## [Task requirements]
Reproduce the listing below exactly, beginning with its first line and ending with the line that holds "1.15, 1.145, 1.136];"; pictures are not part of the copy.

## [Supplied data]
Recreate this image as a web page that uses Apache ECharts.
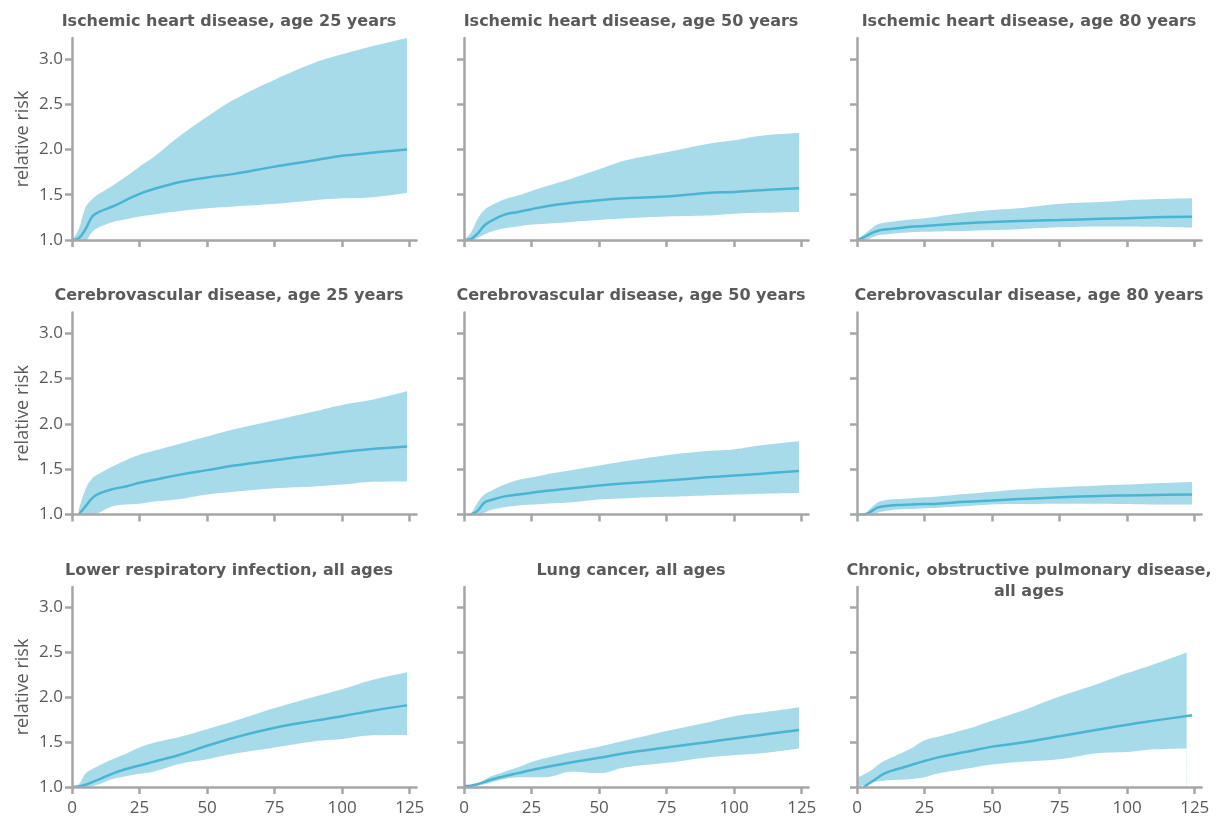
<!DOCTYPE html>
<html><head><meta charset="utf-8">
<script src="https://cdn.jsdelivr.net/npm/echarts@6/dist/echarts.min.js"></script>
<style>html,body{margin:0;padding:0;background:#fff}#chart{width:1220px;height:817px}</style>
</head><body><div id="chart"></div>
<script>
// ---- data ----
const X = [0, 2.5, 5, 7.5, 10, 15, 20, 25, 30, 40, 50, 60, 75, 90, 100, 110, 124];
const X_COPD_BAND = [0, 2.5, 5, 7.5, 10, 15, 20, 25, 30, 40, 50, 60, 75, 90, 100, 110, 122];
const X_TICKS = [0, 25, 50, 75, 100, 125];
const Y_TICKS = [1.0, 1.5, 2.0, 2.5, 3.0];

const titles = [
  'Ischemic heart disease, age 25 years',
  'Ischemic heart disease, age 50 years',
  'Ischemic heart disease, age 80 years',
  'Cerebrovascular disease, age 25 years',
  'Cerebrovascular disease, age 50 years',
  'Cerebrovascular disease, age 80 years',
  'Lower respiratory infection, all ages',
  'Lung cancer, all ages',
  'Chronic, obstructive pulmonary disease,\nall ages'
];

const ihd25Mid = [1.0, 1.02, 1.12, 1.26, 1.31, 1.37, 1.44, 1.51, 1.56, 1.64, 1.69, 1.73, 1.81, 1.88, 1.93, 1.96, 2.0];
const ihd25Hi  = [1.0, 1.12, 1.36, 1.45, 1.51, 1.60, 1.70, 1.81, 1.91, 2.15, 2.36, 2.55, 2.77, 2.96, 3.05, 3.13, 3.23];
const ihd25Lo  = [1.0, 1.0, 1.0, 1.09, 1.14, 1.20, 1.23, 1.26, 1.28, 1.32, 1.35, 1.37, 1.40, 1.44, 1.46, 1.47, 1.52];

const ihd50Mid = [1.0, 1.01, 1.07, 1.16, 1.21, 1.28, 1.31, 1.34, 1.37, 1.41, 1.44, 1.46, 1.48, 1.52, 1.53, 1.55, 1.57];
const ihd50Hi  = [1.0, 1.08, 1.23, 1.33, 1.38, 1.45, 1.49, 1.54, 1.59, 1.68, 1.78, 1.88, 1.97, 2.06, 2.10, 2.15, 2.18];
const ihd50Lo  = [1.0, 1.0, 1.02, 1.06, 1.09, 1.13, 1.15, 1.17, 1.18, 1.20, 1.22, 1.24, 1.26, 1.27, 1.29, 1.30, 1.31];

const ihd80Mid = [1.0, 1.03, 1.07, 1.10, 1.115, 1.13, 1.145, 1.155, 1.165, 1.185, 1.20, 1.21, 1.22, 1.235, 1.24, 1.25, 1.257];
const ihd80Hi  = [1.0, 1.06, 1.12, 1.17, 1.19, 1.21, 1.225, 1.24, 1.26, 1.30, 1.33, 1.35, 1.40, 1.42, 1.44, 1.45, 1.46];
const ihd80Lo  = [1.0, 1.0, 1.02, 1.05, 1.06, 1.075, 1.085, 1.09, 1.095, 1.10, 1.11, 1.12, 1.14, 1.15, 1.15, 1.145, 1.136];

const cvd25Mid = [null, 1.0, 1.09, 1.18, 1.23, 1.28, 1.31, 1.35, 1.38, 1.44, 1.49, 1.54, 1.60, 1.655, 1.69, 1.72, 1.75];
const cvd25Hi  = [null, 1.05, 1.28, 1.40, 1.45, 1.53, 1.60, 1.66, 1.70, 1.78, 1.86, 1.94, 2.04, 2.14, 2.21, 2.26, 2.36];
const cvd25Lo  = [null, 1.0, 1.0, 1.0, 1.02, 1.09, 1.11, 1.12, 1.14, 1.17, 1.22, 1.25, 1.29, 1.31, 1.33, 1.36, 1.365];

const cvd50Mid = [null, 1.0, 1.04, 1.13, 1.16, 1.20, 1.22, 1.24, 1.26, 1.29, 1.32, 1.345, 1.375, 1.41, 1.43, 1.45, 1.48];
const cvd50Hi  = [null, 1.0, 1.13, 1.22, 1.26, 1.33, 1.38, 1.41, 1.44, 1.49, 1.54, 1.59, 1.655, 1.70, 1.72, 1.765, 1.81];
const cvd50Lo  = [null, 1.0, 1.0, 1.02, 1.05, 1.08, 1.10, 1.11, 1.12, 1.135, 1.165, 1.18, 1.195, 1.21, 1.22, 1.23, 1.238];

const cvd80Mid = [1.0, 1.0, 1.03, 1.075, 1.09, 1.105, 1.11, 1.115, 1.12, 1.14, 1.155, 1.17, 1.19, 1.205, 1.21, 1.215, 1.22];
const cvd80Hi  = [1.0, 1.0, 1.07, 1.13, 1.155, 1.17, 1.18, 1.19, 1.20, 1.225, 1.25, 1.275, 1.30, 1.32, 1.33, 1.345, 1.36];
const cvd80Lo  = [1.0, 1.0, 1.0, 1.02, 1.035, 1.055, 1.06, 1.07, 1.075, 1.09, 1.11, 1.115, 1.12, 1.12, 1.115, 1.11, 1.11];

const lriMid = [1.0, 1.005, 1.025, 1.055, 1.085, 1.15, 1.20, 1.24, 1.28, 1.36, 1.46, 1.55, 1.66, 1.74, 1.79, 1.845, 1.91];
const lriHi  = [1.0, 1.03, 1.15, 1.20, 1.24, 1.31, 1.37, 1.44, 1.49, 1.56, 1.645, 1.735, 1.88, 2.01, 2.09, 2.185, 2.28];
const lriLo  = [1.0, 1.0, 1.0, 1.01, 1.03, 1.09, 1.12, 1.147, 1.17, 1.26, 1.31, 1.37, 1.44, 1.51, 1.535, 1.575, 1.58];

const lungMid = [1.01, 1.015, 1.03, 1.055, 1.08, 1.12, 1.155, 1.19, 1.22, 1.275, 1.325, 1.38, 1.44, 1.50, 1.54, 1.58, 1.636];
const lungHi  = [1.01, 1.02, 1.04, 1.08, 1.12, 1.17, 1.22, 1.28, 1.32, 1.39, 1.45, 1.52, 1.625, 1.72, 1.79, 1.83, 1.89];
const lungLo  = [1.0, 1.005, 1.015, 1.03, 1.05, 1.09, 1.11, 1.11, 1.11, 1.17, 1.155, 1.22, 1.27, 1.33, 1.355, 1.376, 1.43];

const copdMid = [null, 1.0, 1.05, 1.10, 1.15, 1.20, 1.245, 1.29, 1.33, 1.39, 1.45, 1.49, 1.565, 1.645, 1.695, 1.74, 1.80];
const copdHi  = [1.10, 1.14, 1.18, 1.24, 1.29, 1.36, 1.43, 1.52, 1.56, 1.64, 1.74, 1.84, 2.01, 2.16, 2.27, 2.37, 2.50];
const copdLo  = [1.0, 1.02, 1.04, 1.06, 1.07, 1.08, 1.09, 1.11, 1.15, 1.20, 1.25, 1.28, 1.31, 1.38, 1.39, 1.42, 1.43];

const panels = [
  { mid: ihd25Mid, hi: ihd25Hi, lo: ihd25Lo, bx: X },
  { mid: ihd50Mid, hi: ihd50Hi, lo: ihd50Lo, bx: X },
  { mid: ihd80Mid, hi: ihd80Hi, lo: ihd80Lo, bx: X },
  { mid: cvd25Mid, hi: cvd25Hi, lo: cvd25Lo, bx: X },
  { mid: cvd50Mid, hi: cvd50Hi, lo: cvd50Lo, bx: X },
  { mid: cvd80Mid, hi: cvd80Hi, lo: cvd80Lo, bx: X },
  { mid: lriMid, hi: lriHi, lo: lriLo, bx: X },
  { mid: lungMid, hi: lungHi, lo: lungLo, bx: X },
  { mid: copdMid, hi: copdHi, lo: copdLo, bx: X_COPD_BAND }
];

// ---- layout / style ----
const COL_LEFT = [72, 464, 857];
const ROW_TOP = [38, 312.5, 587];
const GRID_W = 344.5, GRID_H = 202;
const TITLE_X = [229, 631, 1029];
const TITLE_Y = [21, 295, 570];
const AXIS_COLOR = '#a6a6a6';
const TEXT_COLOR = '#5a5a5a';
const LINE_COLOR = '#4ab4d3';
const BAND_COLOR = '#a8dbe9';
const FONT = '"Open Sans", "Noto Sans", sans-serif';
const TITLE_FONT = '"DejaVu Sans", sans-serif';

const grid = [], xAxis = [], yAxis = [], series = [], graphic = [];
panels.forEach((p, i) => {
  const r = Math.floor(i / 3), c = i % 3;
  grid.push({ left: COL_LEFT[c], top: ROW_TOP[r], width: GRID_W, height: GRID_H });
  xAxis.push({
    type: 'value', gridIndex: i, min: 0, max: 127.5, z: 10,
    axisLine: { show: true, lineStyle: { color: AXIS_COLOR, width: 2.5 } },
    axisTick: { show: true, length: 7, customValues: X_TICKS, lineStyle: { color: AXIS_COLOR, width: 2.5 } },
    axisLabel: { show: r === 2, customValues: X_TICKS, margin: 13, color: TEXT_COLOR, fontSize: 17, fontFamily: FONT },
    splitLine: { show: false }
  });
  yAxis.push({
    type: 'value', gridIndex: i, min: 1, max: 3.23, z: 10,
    name: c === 0 ? 'relative risk' : '', nameLocation: 'middle', nameGap: 40,
    nameTextStyle: { color: TEXT_COLOR, fontSize: 18, fontFamily: FONT },
    axisLine: { show: true, lineStyle: { color: AXIS_COLOR, width: 2.5 } },
    axisTick: { show: true, length: 7, customValues: Y_TICKS, lineStyle: { color: AXIS_COLOR, width: 2.5 } },
    axisLabel: { show: c === 0, customValues: Y_TICKS, margin: 9, color: TEXT_COLOR, fontSize: 17, fontFamily: FONT,
      formatter: v => v.toFixed(1) },
    splitLine: { show: false }
  });
  // upper bound: filled down to axis start in band colour
  series.push({
    type: 'line', xAxisIndex: i, yAxisIndex: i,
    data: p.bx.map((x, k) => [x, p.hi[k]]),
    smooth: 0.4, showSymbol: false, silent: true,
    lineStyle: { width: 0, opacity: 0 }, areaStyle: { color: BAND_COLOR, opacity: 1, origin: 'start' }, z: 1
  });
  // lower bound: masks below the band with background colour
  series.push({
    type: 'line', xAxisIndex: i, yAxisIndex: i,
    data: p.bx.map((x, k) => [x, p.lo[k]]),
    smooth: 0.4, showSymbol: false, silent: true,
    lineStyle: { width: 0, opacity: 0 }, areaStyle: { color: '#ffffff', opacity: 1, origin: 'start' }, z: 2
  });
  series.push({
    type: 'line', xAxisIndex: i, yAxisIndex: i,
    data: X.map((x, k) => [x, p.mid[k]]),
    smooth: 0.4, showSymbol: false, silent: true,
    lineStyle: { color: LINE_COLOR, width: 2.5 }, z: 3
  });
  graphic.push({
    type: 'text', x: TITLE_X[c], y: TITLE_Y[r] - 10, z: 100,
    style: { text: titles[i], textAlign: 'center', textVerticalAlign: 'top',
      fill: TEXT_COLOR, font: 'bold 16px ' + TITLE_FONT, lineHeight: 21.5 }
  });
});

const chart = echarts.init(document.getElementById('chart'), null, { renderer: 'canvas' });
chart.setOption({
  animation: false,
  backgroundColor: '#ffffff',
  grid, xAxis, yAxis, series, graphic
});
</script>
</body></html>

## [Output of the exercise]
Recreate this image as a web page that uses Apache ECharts.
<!DOCTYPE html>
<html><head><meta charset="utf-8">
<script src="https://cdn.jsdelivr.net/npm/echarts@6/dist/echarts.min.js"></script>
<style>html,body{margin:0;padding:0;background:#fff}#chart{width:1220px;height:817px}</style>
</head><body><div id="chart"></div>
<script>
// ---- data ----
const X = [0, 2.5, 5, 7.5, 10, 15, 20, 25, 30, 40, 50, 60, 75, 90, 100, 110, 124];
const X_COPD_BAND = [0, 2.5, 5, 7.5, 10, 15, 20, 25, 30, 40, 50, 60, 75, 90, 100, 110, 122];
const X_TICKS = [0, 25, 50, 75, 100, 125];
const Y_TICKS = [1.0, 1.5, 2.0, 2.5, 3.0];

const titles = [
  'Ischemic heart disease, age 25 years',
  'Ischemic heart disease, age 50 years',
  'Ischemic heart disease, age 80 years',
  'Cerebrovascular disease, age 25 years',
  'Cerebrovascular disease, age 50 years',
  'Cerebrovascular disease, age 80 years',
  'Lower respiratory infection, all ages',
  'Lung cancer, all ages',
  'Chronic, obstructive pulmonary disease,\nall ages'
];

const ihd25Mid = [1.0, 1.02, 1.12, 1.26, 1.31, 1.37, 1.44, 1.51, 1.56, 1.64, 1.69, 1.73, 1.81, 1.88, 1.93, 1.96, 2.0];
const ihd25Hi  = [1.0, 1.12, 1.36, 1.45, 1.51, 1.60, 1.70, 1.81, 1.91, 2.15, 2.36, 2.55, 2.77, 2.96, 3.05, 3.13, 3.23];
const ihd25Lo  = [1.0, 1.0, 1.0, 1.09, 1.14, 1.20, 1.23, 1.26, 1.28, 1.32, 1.35, 1.37, 1.40, 1.44, 1.46, 1.47, 1.52];

const ihd50Mid = [1.0, 1.01, 1.07, 1.16, 1.21, 1.28, 1.31, 1.34, 1.37, 1.41, 1.44, 1.46, 1.48, 1.52, 1.53, 1.55, 1.57];
const ihd50Hi  = [1.0, 1.08, 1.23, 1.33, 1.38, 1.45, 1.49, 1.54, 1.59, 1.68, 1.78, 1.88, 1.97, 2.06, 2.10, 2.15, 2.18];
const ihd50Lo  = [1.0, 1.0, 1.02, 1.06, 1.09, 1.13, 1.15, 1.17, 1.18, 1.20, 1.22, 1.24, 1.26, 1.27, 1.29, 1.30, 1.31];

const ihd80Mid = [1.0, 1.03, 1.07, 1.10, 1.115, 1.13, 1.145, 1.155, 1.165, 1.185, 1.20, 1.21, 1.22, 1.235, 1.24, 1.25, 1.257];
const ihd80Hi  = [1.0, 1.06, 1.12, 1.17, 1.19, 1.21, 1.225, 1.24, 1.26, 1.30, 1.33, 1.35, 1.40, 1.42, 1.44, 1.45, 1.46];
const ihd80Lo  = [1.0, 1.0, 1.02, 1.05, 1.06, 1.075, 1.085, 1.09, 1.095, 1.10, 1.11, 1.12, 1.14, 1.15, 1.15, 1.145, 1.136];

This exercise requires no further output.